Table Speech


Revolutionizing Our Work-style
--- 100 Ways of Working for 100 People ---

April 19, 2017

Mr. Yoshihisa Aono
President, Cybozu, Inc.


 I am not an expert on work-style reform. I represent a software company and today, I wish to share how our company has reformed the ways employees work since its foundation in 1997. IT companies tend to have a high turnover rate. Our company was no exception and the rate stayed around 15% for some time. By 2005, it reached 28% and we had a hard time recruiting new employees. As I talked with my colleagues, persuading them to stay, I realized that each person had different motivations for working. Some people worked for money, some for personal fulfillment and some wanted to have good work-life balance. To better address diversified needs, we changed our policy and introduced individual-based personnel system. Consequently, our turnover rate has declined to less than 5% for the past 5 years, a significantly low figure for an IT business, while our sales kept rising thanks to the fast-growing cloud services.

 Today our staff members can choose his/her work-style out of nine models, depending on each working hour and place. We have achieved a female-friendly workplace by providing flexible hours and extending childcare leave to six years. Now we have no employees who resign due to childbirth. We have also facilitated teleworking for almost all categories, including sales and accounting. When the Great East Japan Earthquake occurred, all of our employees switched to teleworking and succeeded in providing seamless services to our clients. This experience taught me that teleworking was helpful not only for working mothers but also in an emergency situation.

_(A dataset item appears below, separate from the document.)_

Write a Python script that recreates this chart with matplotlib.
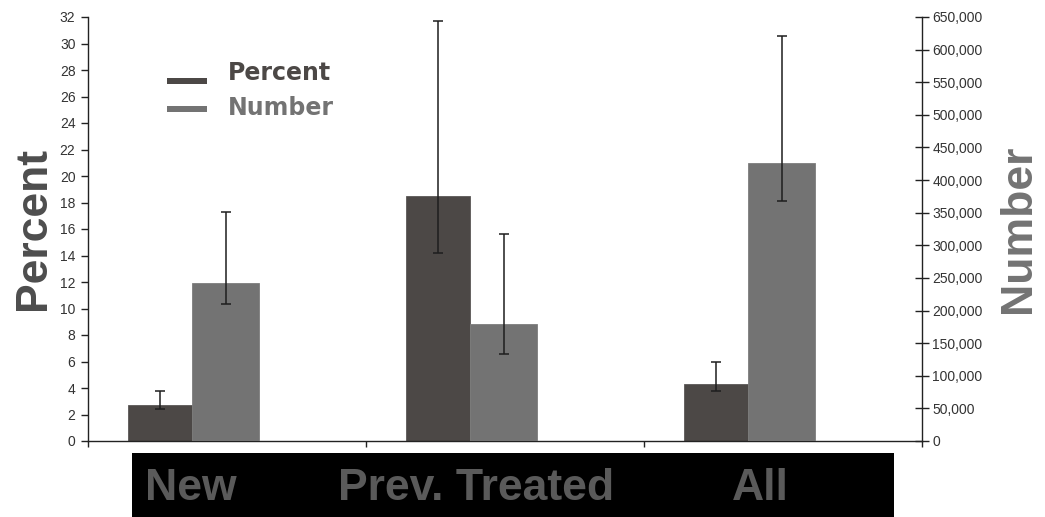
import matplotlib
matplotlib.use("Agg")
import matplotlib.pyplot as plt
from matplotlib.patches import Rectangle
from matplotlib.ticker import FuncFormatter, MultipleLocator
import matplotlib.transforms as mtransforms

plt.rcParams['font.family'] = ['Liberation Sans', 'DejaVu Sans']

categories = ["New", "Prev. Treated", "All"]
percent = [2.7, 18.5, 4.3]
percent_low = [2.4, 14.2, 3.8]
percent_high = [3.8, 31.7, 6.0]
number = [242000, 180000, 426000]
number_low = [210000, 134000, 368000]
number_high = [351000, 318000, 621000]
series_names = ["Percent", "Number"]
label_offsets = [0.371, 0.395, 0.418]

c_pct = "#4c4846"
c_num = "#737373"
c_err = "#1e1e1e"
c_tick = "#333333"

W, H = 1045, 517
fig = plt.figure(figsize=(W / 100, H / 100), dpi=100)
ax = fig.add_axes([88 / W, 76 / H, 834 / W, 424 / H])
ax2 = ax.twinx()

n = len(categories)
x_pct = [i + 0.26 for i in range(n)]
x_num = [i + 0.495 for i in range(n)]

ax.bar(x_pct, percent, width=0.23, color=c_pct, edgecolor="#5a5756", linewidth=0.6, zorder=2)
ax2.bar(x_num, number, width=0.24, color=c_num, edgecolor="#7d7d7d", linewidth=0.6, zorder=2)

pct_err = [[p - lo for p, lo in zip(percent, percent_low)],
           [hi - p for p, hi in zip(percent, percent_high)]]
num_err = [[v - lo for v, lo in zip(number, number_low)],
           [hi - v for v, hi in zip(number, number_high)]]
ax.errorbar(x_pct, percent, yerr=pct_err, fmt="none", ecolor=c_err,
            elinewidth=1.1, capsize=3.6, capthick=1.1, zorder=3)
ax2.errorbar(x_num, number, yerr=num_err, fmt="none", ecolor=c_err,
             elinewidth=1.1, capsize=3.6, capthick=1.1, zorder=3)

ax.set_xlim(0, n)
ax.set_ylim(0, 32)
ax2.set_ylim(0, 650000)
ax.yaxis.set_major_locator(MultipleLocator(2))
ax2.yaxis.set_major_locator(MultipleLocator(50000))
ax2.yaxis.set_major_formatter(FuncFormatter(lambda v, p: f"{int(v):,}"))

for a in (ax, ax2):
    a.spines['top'].set_visible(False)
    for s in a.spines.values():
        s.set_color("#222222")
        s.set_linewidth(1.0)
ax.spines['right'].set_visible(False)
ax2.spines['left'].set_visible(False)
ax2.spines['bottom'].set_visible(False)

ax.set_xticks(range(n + 1))
ax.set_xticklabels([])
ax.tick_params(axis='x', direction='out', length=4, width=1, color="#222222")
ax.tick_params(axis='y', direction='out', length=5, width=1, color="#222222",
               labelsize=10, labelcolor=c_tick, pad=4)
ax2.tick_params(axis='y', direction='inout', length=10, width=1, color="#222222",
                labelsize=10, labelcolor=c_tick, pad=2.5)

ax.set_ylabel("Percent", fontsize=32, fontweight='bold', color="#4d4d4d", labelpad=4)
ax2.set_ylabel("Number", fontsize=32, fontweight='bold', color="#737373",
               rotation=90, labelpad=11)

# legend: short bars with bold coloured names
for (name, col, y_bar, y_txt) in zip(series_names, [c_pct, c_num], [78, 106], [80, 115]):
    fig.add_artist(Rectangle((167 / W, 1 - (y_bar + 6) / H), 40 / W, 6 / H,
                             transform=fig.transFigure, facecolor=col, edgecolor="none"))
    fig.text(228 / W, 1 - y_txt / H, name, ha='left', va='baseline',
             fontsize=17, fontweight='bold', color=col, family='DejaVu Sans')

# category band beneath the axis
fig.add_artist(Rectangle((132 / W, 0), (894 - 132) / W, (H - 453) / H,
                         transform=fig.transFigure, facecolor="black",
                         edgecolor="none", zorder=0))
trans = mtransforms.blended_transform_factory(ax.transData, fig.transFigure)
for i, (cat, off) in enumerate(zip(categories, label_offsets)):
    fig.text(i + off, 28 / H, cat, transform=trans, ha='center', va='center',
             fontsize=32, fontweight='bold', color="#5a5a5a")

fig.savefig("out.png", dpi=100)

 “Self-educating leave” is an initiative introduced to allow our employees to take a leave up to six years and acquire new skills externally. So far we have about eight members who rejoined our office after taking the leave, including one female member who had worked in Botswana for three years as a Japan Overseas Cooperation Volunteer. We think her experience and expertise will be an asset as we plan to expand our business globally. We also allow side business. For example, one male employee works four days a week at our company, while engaging in agriculture. He utilizes cloud services for agriculture and pioneers implementation of IT across agricultural corporations.

 We have long searched for an appropriate way to evaluate our employees with such diversified work-styles. We concluded the only feasible way was to remunerate individual employee on the merits of his/her monetary value in the labor market. I just touched upon some “systems” we have developed and introduced but I must emphasize we need to renovate the “tools” and reformulate “corporate culture” to ensure work-style reform. For example, the “system” of teleworking becomes operational only when employees have access to “tools” that allow a virtual office. “Corporate culture” plays an equally important role to encourage teleworking as an effective work style to meet organizational and personal objectives. To instigate change, I tried to set a good example to my colleagues and took childcare leave for my three children. I also worked short hours and left the office by 4:00pm to pick up my two sons at the nursery school for a period of six months when my daughter was born.

 Getting involved in child-rearing made me realize how challenging yet meaningful it was. I admit I sometimes felt it was much easier to work in the office than to shoulder parental responsibilities. I also realized that our business activities become sustainable by raising children who would become future workers and consumers. The number of babies born in Japan has halved in 40 years, putting our future at stake. Husbands can become part of the solution by becoming more involved in child-rearing and housework. Survey results reveal an “inconvenient truth” that husband’s contribution to housework and child-rearing exert an influence on the probability of a second birth. Families with supportive husbands have higher chances (70%) of having more than two children, while the figure drops to less than 10% for unsupportive husbands. Engaged in discussions with business and political leaders, I realized that they need to change their mindset and become “iku-boss (derives from the Japanese phrase ikuji meaning to raise children) and commit themselves to supporting the work-life balance of employees and promoting more efficient ways of working.

 I am determined to be a vocal leader to raise awareness on the issue of work-life reform. Currently I participate in various projects implemented by different ministries and agencies, including the Ministry of Internal Affairs and Communications as well as the Cabinet Office. Prime Minister Abe has positioned the issue to be “the greatest challenge” and CEOs of listed companies share the sense of urgency to take more concrete actions. I feel our society has finally woken up to move forward.

 I must say the time has come to go beyond advocacy and take actions on work-style reform. The choices are quite simple. We should choose individually tailored work-style and keep away from working excessive overtime. I hope each one of you here today feel motivated to change your own work-style so that we can instigate change together for the brighter future of Japan.